Included among the drastic reductions in government programs nationwide, the Senate Budget proposal heralds unprecedented changes in low-income housing programs. The proposed budget assumes a reduction in community development block grants by 50 percent, while targeting funds to the most needy and reducing outlays by $7.6 billion over a five-year period. Section 8 contracts slated to expire over the next seven years would be renewed.

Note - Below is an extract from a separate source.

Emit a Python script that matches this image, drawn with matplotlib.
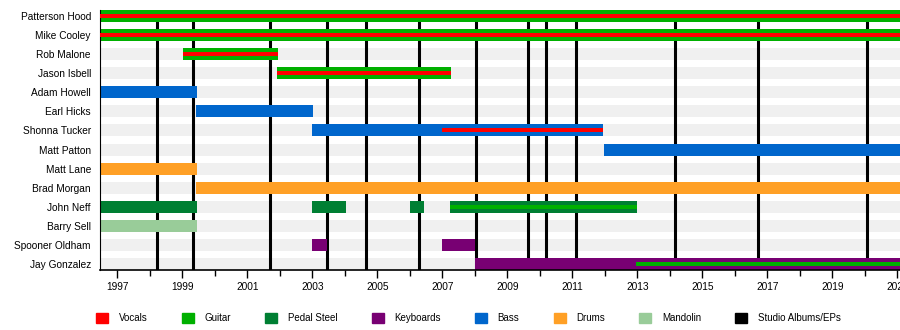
import matplotlib.pyplot as plt
from matplotlib.patches import Patch

plt.rcParams['font.family'] = ['Liberation Sans', 'DejaVu Sans']

members = ["Patterson Hood", "Mike Cooley", "Rob Malone", "Jason Isbell",
           "Adam Howell", "Earl Hicks", "Shonna Tucker", "Matt Patton",
           "Matt Lane", "Brad Morgan", "John Neff", "Barry Sell",
           "Spooner Oldham", "Jay Gonzalez"]

start = 1996.47
now = 2021.08

# main role bars: (member, role, from, to)
bars = [
    ("Patterson Hood", "Guitar", start, now),
    ("Mike Cooley", "Guitar", start, now),
    ("Rob Malone", "Guitar", 1999.02, 2001.94),
    ("Jason Isbell", "Guitar", 2001.91, 2007.27),
    ("Adam Howell", "Bass", start, 1999.45),
    ("Earl Hicks", "Bass", 1999.42, 2003.02),
    ("Shonna Tucker", "Bass", 2003.0, 2011.94),
    ("Matt Patton", "Bass", 2011.97, now),
    ("Matt Lane", "Drums", start, 1999.45),
    ("Brad Morgan", "Drums", 1999.42, now),
    ("John Neff", "Pedal Steel", start, 1999.45),
    ("John Neff", "Pedal Steel", 2003.0, 2004.04),
    ("John Neff", "Pedal Steel", 2006.0, 2006.44),
    ("John Neff", "Pedal Steel", 2007.24, 2012.99),
    ("Barry Sell", "Mandolin", start, 1999.45),
    ("Spooner Oldham", "Keyboards", 2003.0, 2003.45),
    ("Spooner Oldham", "Keyboards", 2007.0, 2008.0),
    ("Jay Gonzalez", "Keyboards", 2008.0, now),
]

# secondary roles, drawn as a thin stripe inside the bar
stripes = [
    ("Patterson Hood", "Vocals", start, now),
    ("Mike Cooley", "Vocals", start, now),
    ("Rob Malone", "Vocals", 1999.02, 2001.94),
    ("Jason Isbell", "Vocals", 2001.91, 2007.27),
    ("Shonna Tucker", "Vocals", 2007.0, 2011.94),
    ("John Neff", "Guitar", 2007.24, 2012.99),
    ("Jay Gonzalez", "Guitar", 2012.96, now),
]

albums = [1998.21, 1999.34, 2001.70, 2003.46, 2004.66, 2006.29, 2008.05,
          2009.65, 2010.20, 2011.12, 2014.17, 2016.72, 2020.05]

roles = ["Vocals", "Guitar", "Pedal Steel", "Keyboards", "Bass", "Drums", "Mandolin"]
colors = {"Vocals": "#ff0000", "Guitar": "#00b000", "Pedal Steel": "#007f33",
          "Keyboards": "#780073", "Bass": "#0066cc", "Drums": "#ffa026",
          "Mandolin": "#99cc99"}

fig = plt.figure(figsize=(9, 3.3), dpi=100)
ax = fig.add_axes([100 / 900, 60 / 330, 800 / 900, 260 / 330])

h = 0.63
rows = {m: i for i, m in enumerate(members)}

# light grey row bands
ax.barh(range(len(members)), now - start, left=start, height=h,
        color="#f0f0f0", linewidth=0, zorder=0)
ax.vlines(albums, -h / 2, len(members) - 1 + h / 2, colors="black",
          linewidth=2.2, zorder=1)

for m, role, a, b in bars:
    ax.barh(rows[m], b - a, left=a, height=h, color=colors[role],
            linewidth=0, zorder=2)
for m, role, a, b in stripes:
    ax.barh(rows[m], b - a, left=a, height=h / 3, color=colors[role],
            linewidth=0, zorder=3)

ax.set_xlim(start, now)
ax.set_ylim(len(members) - 1 + h / 2, -h / 2)
ax.set_yticks(range(len(members)))
ax.set_yticklabels(members, fontsize=7.3)
ax.tick_params(axis="y", length=0, pad=6.5)
years = list(range(1997, 2022, 2))
ax.set_xticks(years)
ax.set_xticklabels([str(y) for y in years], fontsize=7.3,
                   family=["Liberation Sans Narrow", "Liberation Sans", "DejaVu Sans"])
ax.set_xticks(range(1998, 2022, 2), minor=True)
ax.tick_params(axis="x", which="major", length=6, width=1, pad=3)
ax.tick_params(axis="x", which="minor", length=4, width=1)
ax.spines["top"].set_visible(False)
ax.spines["right"].set_visible(False)
ax.spines["left"].set_linewidth(0.8)
ax.spines["bottom"].set_linewidth(1.2)

handles = [Patch(color=colors[r]) for r in roles] + [Patch(color="black")]
labels = roles + ["Studio Albums/EPs"]
fig.legend(handles, labels, ncol=8, loc="center",
           bbox_to_anchor=(468.5 / 900, 12 / 330), frameon=False, fontsize=7,
           handlelength=1.25, handleheight=1.25, handletextpad=1.1,
           columnspacing=3.5)

fig.savefig("out.png", dpi=100)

This assumption is based on a stated commitment to assure continued subsidies to those currently receiving housing assistance.
The Senate budget would continue funding under the current structure for the Section 202 elderly housing program, the Section 811 housing for persons with disabilities program, and the Housing Opportunities Program for persons with AIDS. Two block grant programs — one for public housing and one for other existing housing assistance programs — are contemplated along with deregulation and funneling of federal housing dollars to the states and public housing authorities. These changes are expected to net savings of $5.7 billion over the next five years.
The House Budget Committee plan makes a smaller reduction in community development block grant funds and terminates programs under HUD’s Office of Policy Development and Research. Like the Senate proposal, the House budget assumes renewal of Section 8 contracts. Costs in the program are slated to be restricted by (1) restraining the issuance of new Section 8 vouchers and certificates, (2) reissuing only half of the vouchers and certificates turned in by tenants no longer in need of assistance, (3) reducing fair market rents from the 45th to the 40th percentile of median income, and (4) increasing the tenant contribution from 30 to 35 percent of income.
The deregulation of public housing authorities and the reduction in public housing modernization funds will yield savings of over $3 billion over seven years. In addition, the proposal assumes significant savings through reform of FHA multifamily property disposition rules. It also assumes savings of $7 billion over seven years through revision of the “mark to market” option, lowering the mortgage levels of federally subsidized privately owned apartments to their real market value.
The budget proposals are expected to be taken up shortly in each house. Although the resulting resolutions are technically nonbinding, they form the framework within which appropriators will make Fiscal Year 1996 funding decisions.